Interestingly there is some research to suggest that being on a zero-hour contract puts people at a greater risk of suffering psychological distress, and less likely to report feeling healthy compared to employed people.
But zero-hours contracts also provide employees with opportunities to work at their own pace, and employers with tight budgets to stay in business. So here we take a look at whether zero-hour contracts are genuinely wrong or if they are simply misunderstood.
What is a zero-hour contract?
We need to start by understanding exactly what is meant by a ‘zero-hour’ contract. A legal definition for zero-hour contracts was not actually created until 2015. The definition makes specific reference to the fact that this kind of contract does not provide any certainty that work will be made available to the worker.
Crucially, the zero-hour contract goes both ways; an employer is not obliged to provide a minimum number of hours, and an employee is not obliged to accept any number of hours. There has been some suggestion that the specific wording of the definition puts the balance of power much further towards the employer than it does to the employee.
Flexibility for staff and business
There is no doubt that zero-hours contracts have their advantages – for both employers and employees. An aspect that is undoubtedly appreciated by both the staff and the business is the additional flexibility. A zero hours contract means that employers only need to bring in staff when they need them.
This means that they don’t need to spend money on staff when they are actually needed for the business. This is especially useful for companies that provide customer service or any kind of role that has varied peak time.
For employees, the flexibility is a benefit from the perspective that they can take any amount of work that suits them, potentially allowing them to pick up extra shifts when they are free and could do with extra money, but also allowing them complete freedom if they decide they need a significant amount of time off.
Pensions and sick pay
One of the disadvantages of zero-hour contracts from the perspective of an employee is the issue of workplace benefits. Zero hours employers are not obliged to provide employees with redundancy pay, holiday pay, sick pay, or a pension scheme. However, the fact that they are not obliged to doesn’t mean that none do.

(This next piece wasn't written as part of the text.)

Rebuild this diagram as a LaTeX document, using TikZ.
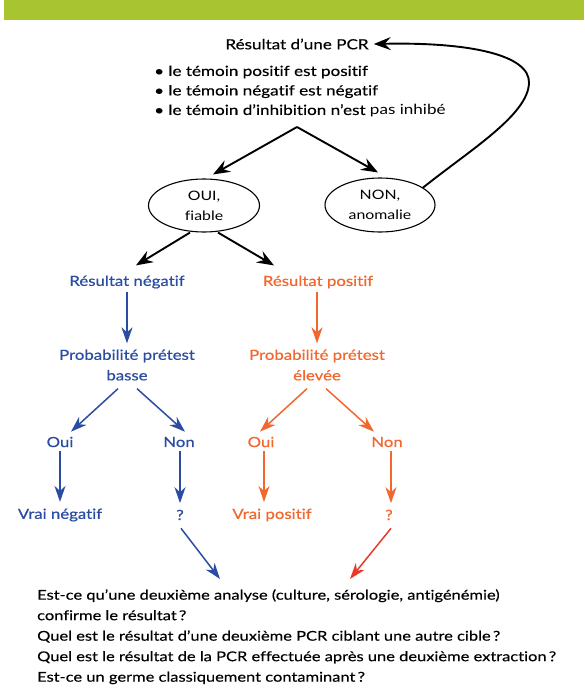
\documentclass[tikz,border=0pt]{standalone}
\usepackage{fontspec}
\setmainfont{Lato}[FakeStretch=1.22, FakeBold=0.3, Ligatures={TeX,NoCommon}]
\newfontfamily\lightfont{Lato}[FakeStretch=1.22, Ligatures={TeX,NoCommon}]
\newfontfamily\colfont{Lato}[FakeStretch=1.2, FakeBold=0.6, Ligatures={TeX,NoCommon}]
\usetikzlibrary{arrows.meta,shapes.geometric}
\definecolor{barg}{RGB}{168,196,48}
\definecolor{pblue}{RGB}{42,76,163}
\definecolor{porange}{RGB}{241,103,45}
\definecolor{pred}{RGB}{232,58,42}
\tikzset{
  lbl/.style={inner sep=0pt, font=\fontsize{14}{19.5}\selectfont},
  collbl/.style={inner sep=0pt, font=\colfont\fontsize{14}{20.5}\selectfont},
  bluelbl/.style={collbl, text=pblue},
  orlbl/.style={collbl, text=porange},
  blkarrow/.style={draw=black, line width=1.9pt, -{Stealth[length=17pt,width=13pt,inset=6pt]}},
  bluearrow/.style={draw=pblue, line width=1.5pt, -{Stealth[length=16pt,width=11pt,inset=5pt]}},
  orarrow/.style={draw=porange, line width=1.5pt, -{Stealth[length=16pt,width=11pt,inset=5pt]}},
  redarrow/.style={draw=pred, line width=1.5pt, -{Stealth[length=16pt,width=11pt,inset=5pt]}},
  oval/.style={ellipse, draw, line width=1.1pt, minimum width=111pt, minimum height=53pt, inner sep=0pt, align=center, font=\lightfont\fontsize{13}{20}\selectfont}
}
\begin{document}
\begin{tikzpicture}[x=1pt,y=-1pt]
\useasboundingbox (0,0) rectangle (584,690);
\fill[barg] (4,0) rectangle (584,20);

\node[lbl] (title) at (297,44) {Résultat d’une PCR};
\node[lbl, align=left, anchor=west] (crit) at (154,91.5)
  {• le témoin positif est positif\\
   • le témoin négatif est négatif\\
   • le témoin d’inhibition n’est {\lightfont pas inhibé}};
\coordinate (split) at (297,127);

\node[oval] (oui) at (204,205.5) {OUI,\\fiable};
\node[oval, minimum width=110pt, minimum height=54pt] (non) at (380,205) {NON,\\anomalie};

\node[bluelbl] (neg) at (127,282) {Résultat négatif};
\node[orlbl] (pos) at (318,282) {Résultat positif};

\node[bluelbl, align=center] (probneg) at (127,365) {Probabilité prétest\\basse};
\node[orlbl, align=center] (probpos) at (317,365) {Probabilité prétest\\élevée};

\node[bluelbl] (bOui) at (60,442) {Oui};
\node[bluelbl] (bNon) at (179,442) {Non};
\node[orlbl] (oOui) at (261,442) {Oui};
\node[orlbl] (oNon) at (387,442) {Non};

\node[bluelbl] (vneg) at (60,515) {Vrai négatif};
\node[bluelbl] (bq) at (180,515) {?};
\node[orlbl] (vpos) at (272,515) {Vrai positif};
\node[orlbl] (oq) at (389,515) {?};

\node[lbl, align=left, anchor=north west, font=\fontsize{13.5}{20.5}\selectfont] (quest) at (37,589)
  {Est-ce qu'une deuxième analyse (culture, sérologie, antigénémie)\\
   confirme le résultat\,?\\
   Quel est le résultat d'une deuxième PCR ciblant une autre cible\,?\\
   Quel est le résultat de la PCR effectuée après une deuxième extraction\,?\\
   Est-ce un germe classiquement contaminant\,?};

% black arrows
\draw[blkarrow] (split) -- ([xshift=9pt,yshift=4pt]oui.north);
\draw[blkarrow] (split) -- ([xshift=-2pt,yshift=5pt]non.north);
\draw[blkarrow] (non.22) .. controls (470,150) and (528,115) .. (529,83)
   .. controls (530,55) and (470,42) .. ([xshift=5pt]title.east);
\draw[blkarrow] ([xshift=-14pt]oui.south) -- ([xshift=9pt,yshift=10pt]neg.north);
\draw[blkarrow] ([xshift=14pt]oui.south) -- ([xshift=-44pt,yshift=10pt]pos.north);

% blue branch
\draw[bluearrow] ([yshift=-3pt]neg.south) -- ([yshift=6pt]probneg.north);
\draw[bluearrow] ([xshift=-9pt,yshift=-8pt]probneg.south) -- ([xshift=11pt,yshift=5pt]bOui.north);
\draw[bluearrow] ([xshift=10pt,yshift=-8pt]probneg.south) -- ([xshift=6pt,yshift=5pt]bNon.north);
\draw[bluearrow] ([yshift=-3.5pt]bOui.south) -- ([yshift=6.5pt]vneg.north);
\draw[bluearrow] ([xshift=1pt,yshift=-3.5pt]bNon.south) -- ([yshift=6.5pt]bq.north);
\draw[bluearrow] ([xshift=1pt,yshift=-8pt]bq.south) -- ([xshift=183pt,yshift=10pt]quest.north west);

% orange branch
\draw[orarrow] ([xshift=-1pt,yshift=-3pt]pos.south) -- ([yshift=6pt]probpos.north);
\draw[orarrow] ([xshift=-10pt,yshift=-8pt]probpos.south) -- ([xshift=-1pt,yshift=5pt]oOui.north);
\draw[orarrow] ([xshift=9pt,yshift=-8pt]probpos.south) -- ([xshift=-13pt,yshift=5pt]oNon.north);
\draw[orarrow] ([xshift=3pt,yshift=-3.5pt]oOui.south) -- ([xshift=-8pt,yshift=6.5pt]vpos.north);
\draw[orarrow] ([xshift=4pt,yshift=-3.5pt]oNon.south) -- ([xshift=2pt,yshift=6.5pt]oq.north);
\draw[redarrow] ([xshift=2pt,yshift=-8pt]oq.south) -- ([xshift=313pt,yshift=10pt]quest.north west);
\end{tikzpicture}
\end{document}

In fact, it could even be beneficial for businesses to start providing more benefits to zero hours workers. According to financial specialists Reeves Financial “if employees are made aware of and recognise the value of their benefit packages, their confidence in their future and, therefore, the future of the company is raised”.
Not all zero hours contracts are created equal, so it is important for both employers and employees to understand their contract and what it means for them.
When is it appropriate to use zero-hour contracts?
There are certain times that it can be completely appropriate for businesses to utilise zero-hour contracts. For example, when a business has just started and does not yet understand demand, peak times, or the level of its customer base. Another reason that employers could legitimately use zero-hour contracts is if they have seasonal work, where staff are required in order to deal with huge demand at certain times of year.
Ultimately, it should never be used to attempt to circumvent employment and not give standard workers what they should be owed in terms of job security, regular earnings, and employee benefits.
It remains the case that with regard to zero-hour contracts, the balance of power stays firmly in the hands of the employer. The puts an onus on business owners to use zero-hour contracts responsibility – specifically, by doing so only when necessary and when it is the preference of the employee.
The concept of these contracts does not need to be intrinsically ‘wrong’ – but we need to ensure that they are not being abused in order as a way for employers to have a greater level of control over their staff.